El Pan Amargo


 

Dentro de las variopintas medidas que han sido ensayadas por los gobiernos para atacar determinados problemas sociales hay una a la que deseo referirme hoy, es característica de países en vías de desarrollo aunque con ciertas modificaciones y distintos matices ha sido empleada también en naciones caracterizadas por la delantera tecnológica y social. En cada lugar y país ha presentado formas diferentes y ha tenido nombres que también han dependido de la visión particular y del momento de la circunstancia social, por ello me resulta difícil catalogarla con un solo nombre así que seguiré un trazo oblicuo para describirla junto a sus nocivos efectos sobre la ciudadanía.

Me quiero referir a la atención que se ha querido prestar a los sectores más necesitados de la sociedad, a los estratos olvidados por las mayorías, concretamente a esos programas de asistencia social por parte del estado con los que se persigue cubrir las necesidades básicas de esos sectores menos favorecidos.

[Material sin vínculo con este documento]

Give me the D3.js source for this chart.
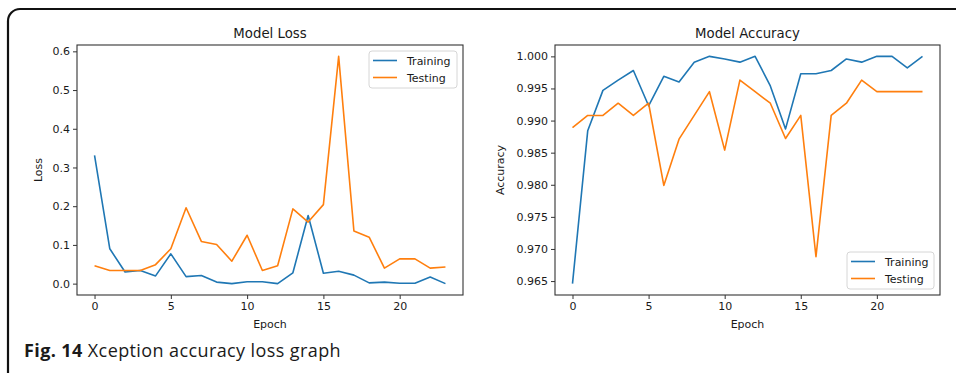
<!DOCTYPE html>
<html>
<head>
<meta charset="utf-8">
<title>Xception accuracy loss graph</title>
<script src="https://d3js.org/d3.v7.min.js"></script>
<style>
body {margin:0; background:white;}
svg {display:block;}
</style>
</head>
<body>
<svg id="chart" width="956" height="373"></svg>
<script>
// values
var epochs = d3.range(0, 24);
var lossTrain = [0.331, 0.090, 0.030, 0.034, 0.020, 0.077, 0.018, 0.021, 0.004, 0.000, 0.005, 0.005,
                 0.000, 0.028, 0.176, 0.027, 0.032, 0.022, 0.002, 0.004, 0.001, 0.001, 0.017, 0.000];
var lossTest = [0.046, 0.034, 0.034, 0.034, 0.049, 0.090, 0.196, 0.109, 0.101, 0.058, 0.125, 0.034,
                0.046, 0.193, 0.159, 0.204, 0.587, 0.136, 0.120, 0.040, 0.064, 0.064, 0.040, 0.043];
var accTrain = [0.9646, 0.9884, 0.9947, 0.9963, 0.9978, 0.9923, 0.9969, 0.9960, 0.9991, 1.0000, 0.9996, 0.9991,
                1.0000, 0.9954, 0.9887, 0.9973, 0.9973, 0.9978, 0.9996, 0.9991, 1.0000, 1.0000, 0.9982, 1.0000];
var accTest = [0.9889, 0.9908, 0.9908, 0.9927, 0.9908, 0.9927, 0.9799, 0.9871, 0.9908, 0.9945, 0.9854, 0.9963,
               0.9945, 0.9927, 0.9872, 0.9908, 0.9688, 0.9908, 0.9927, 0.9963, 0.9945, 0.9945, 0.9945, 0.9945];
var xTicks = [0, 5, 10, 15, 20];
var lossTicks = [0.0, 0.1, 0.2, 0.3, 0.4, 0.5, 0.6];
var accTicks = [0.965, 0.970, 0.975, 0.980, 0.985, 0.990, 0.995, 1.000];
var seriesNames = ["Training", "Testing"];
var seriesColors = ["#1f77b4", "#ff7f0e"];

var svg = d3.select("#chart");
var fontFam = "'DejaVu Sans', sans-serif";

// figure frame (top + left with rounded corner)
svg.append("path")
  .attr("d", "M8,373 V21 A12,12 0 0 1 20,9 H956")
  .attr("fill", "none")
  .attr("stroke", "#111")
  .attr("stroke-width", 2.2);

// caption
var cap = svg.append("text")
  .attr("x", 24).attr("y", 357)
  .style("font-family", "'Open Sans', 'Noto Sans', sans-serif")
  .style("font-size", "18px")
  .style("letter-spacing", "0.4px")
  .attr("fill", "#1a1a1a");
cap.append("tspan").style("font-weight", "bold").text("Fig. 14");
cap.append("tspan").text(" Xception accuracy loss graph");

function pad(ext) {
  var m = (ext[1] - ext[0]) * 0.05;
  return [ext[0] - m, ext[1] + m];
}

function drawPanel(p) {
  var g = svg.append("g");
  var x = d3.scaleLinear().domain(pad([0, 23])).range([p.left, p.right]);
  var all = p.series[0].concat(p.series[1]);
  var y = d3.scaleLinear().domain(pad(d3.extent(all))).range([p.bottom, p.top]);

  var xAxis = d3.axisBottom(x).tickValues(xTicks).tickFormat(d3.format("d")).tickSizeOuter(0).tickSize(4).tickPadding(3);
  var yAxis = d3.axisLeft(y).tickValues(p.ticks).tickFormat(d3.format(p.fmt)).tickSizeOuter(0).tickSize(4).tickPadding(3);

  g.append("g").attr("transform", "translate(0," + p.bottom + ")").call(xAxis);
  g.append("g").attr("transform", "translate(" + p.left + ",0)").call(yAxis);
  g.selectAll(".domain").remove();
  g.selectAll(".tick line").attr("stroke", "#333");
  g.selectAll(".tick text").attr("fill", "#1a1a1a").style("font-family", fontFam).style("font-size", "11px");

  var line = d3.line().x(function(d, i) { return x(epochs[i]); }).y(function(d) { return y(d); });
  p.series.forEach(function(s, k) {
    g.append("path")
      .datum(s)
      .attr("d", line)
      .attr("fill", "none")
      .attr("stroke", seriesColors[k])
      .attr("stroke-width", 1.6)
      .attr("stroke-linejoin", "round");
  });

  g.append("rect")
    .attr("x", p.left).attr("y", p.top)
    .attr("width", p.right - p.left).attr("height", p.bottom - p.top)
    .attr("fill", "none").attr("stroke", "#333").attr("stroke-width", 1.1);

  g.append("text")
    .attr("x", (p.left + p.right) / 2).attr("y", p.top - 7)
    .attr("text-anchor", "middle")
    .style("font-family", fontFam).style("font-size", "13.3px").attr("fill", "#1a1a1a")
    .text(p.title);

  g.append("text")
    .attr("x", (p.left + p.right) / 2).attr("y", 328)
    .attr("text-anchor", "middle")
    .style("font-family", fontFam).style("font-size", "11px").attr("fill", "#1a1a1a")
    .text("Epoch");

  g.append("text")
    .attr("transform", "translate(" + p.ylabX + "," + ((p.top + p.bottom) / 2) + ") rotate(-90)")
    .attr("text-anchor", "middle")
    .style("font-family", fontFam).style("font-size", "11px").attr("fill", "#1a1a1a")
    .text(p.ylabel);

  // legend
  var lg = g.append("g").attr("transform", "translate(" + p.legX + "," + p.legY + ")");
  lg.append("rect")
    .attr("width", p.legW).attr("height", 37).attr("rx", 3)
    .attr("fill", "white").attr("fill-opacity", 0.8)
    .attr("stroke", "#d6d6d6").attr("stroke-width", 1);
  seriesNames.forEach(function(name, k) {
    var yy = 9.5 + k * 17;
    lg.append("line")
      .attr("x1", 4).attr("x2", 28).attr("y1", yy).attr("y2", yy)
      .attr("stroke", seriesColors[k]).attr("stroke-width", 1.6);
    lg.append("text")
      .attr("x", 38).attr("y", yy + 4)
      .style("font-family", fontFam).style("font-size", "11px").attr("fill", "#1a1a1a")
      .text(name);
  });
}

drawPanel({
  title: "Model Loss", ylabel: "Loss", series: [lossTrain, lossTest],
  ticks: lossTicks, fmt: ".1f",
  left: 77, right: 463, top: 45, bottom: 295, ylabX: 42,
  legX: 369, legY: 51, legW: 88
});

drawPanel({
  title: "Model Accuracy", ylabel: "Accuracy", series: [accTrain, accTest],
  ticks: accTicks, fmt: ".3f",
  left: 555, right: 940, top: 45, bottom: 295, ylabX: 504,
  legX: 847, legY: 252, legW: 87
});
</script>
</body>
</html>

El objetivo con el que se conciben los programas es el de satisfacer necesidades básicas, y se implementan los mecanismos para hacer que los necesitados reciban su porción de ayuda. Evitando tocar el tema de la administración de esos fondos sociales en naciones que se caracterizan por alta corrupción que frecuentemente significa el desvío de un porcentaje de esos fondos hacia fines e interese ajenos al espíritu que inspiró el programa, puede decirse que desde el punto de vista de su concepción tales programas cumplen con su cometido.

Existe sin embargo un factor no ponderado en los cálculos económicos, que como siempre dejan fuera de contexto todo aquello que no sea reducible a cifras de producción y consumo, que influye nocivamente en la propia economía de la nación, es decir en el sector que si es medible a través de indicadores económicos. Me refiero a la naturaleza denigrante que tiene ese donativo sobre la población económicamente activa, a la influencia negativa que tiene sobre la autoestima de personas capaces de desarrollar una actividad laboral con la cual ganar su sustento.

Este efecto colateral de estas políticas es sumamente nocivo, particularmente cuando se lleva a acabo en países donde la población no ha sido educada en forma adecuada para comprender la naturaleza de la ayuda. Lo que pudo haber nacido con las más sanas intenciones puede transformarse en la semilla de una nación que pierda la dignidad de comer poco pero el producto de su trabajo para llenar los estómagos con el amargo pan de la mendicidad. En la Inglaterra de la post guerra Churchill instó al ministro encargado de distribuir los alimentos entre la población a que a los sitios donde los habitantes irían a comer los denominara Restaurantes Ingleses, porque cualquier otro nombre menoscabaría la dignidad de la población que era lo único que les quedaba. En contraste, un sitio donde una persona apta para el trabajo va a recibir una ayuda sin necesidad de trabajar exime de toda responsabilidad y forma a un hombre que tendrá con que alimentar su cuerpo pero su espíritu quedará doblegado a la triste condición del inútil.

El problema subyacente, es claro está, la capacidad para desempeñar un trabajo productivo que tiene la persona, lo que indica que la distribución de los fondos no se está efectuando de una manera adecuada, indica que las industrias básicas de la nación no han sido estimuladas para atraer a las masas trabajadoras, lo que a su vez genere empresas secundarias que fomenten el trabajo y generen empleo y bienes necesarios para la nación. El profundo y a menudo doloroso trasfondo de estos programas es la necesidad que tienen los cuerpos gobernantes de ocultar los errores que se han cometido en el pasado en materia económica, o peor aún la vergŸenza de saberse incapaces de llevar a cabo las reformas económicas que requiere el país.

Por tanto, el problema de los programas de ayuda a la fuerza con capacidad productiva, es que moralmente denigra al ciudadano, lo que es el inicio de una espiral que arrastra a las masas que se saben parte de un conglomerado miserable, que habita un país que no es capaz de producir el pan que se come, con lo que todo amor por la tierra que se pisa se desvanece y termina el país siendo un conjunto de mendigos oficiales, a los que nunca se les dio la oportunidad de desempeñar su potencial laboral.

Bien decía Nuestro Señor que no sólo de pan vive el hombre sino de toda palabra que sale de la boca de Dios. Y ¿qué sino autoestima, confianza y armonía puede tratar de hacer crecer entre los hombres quien desee mostrar que ama a su prójimo como a sí mismo?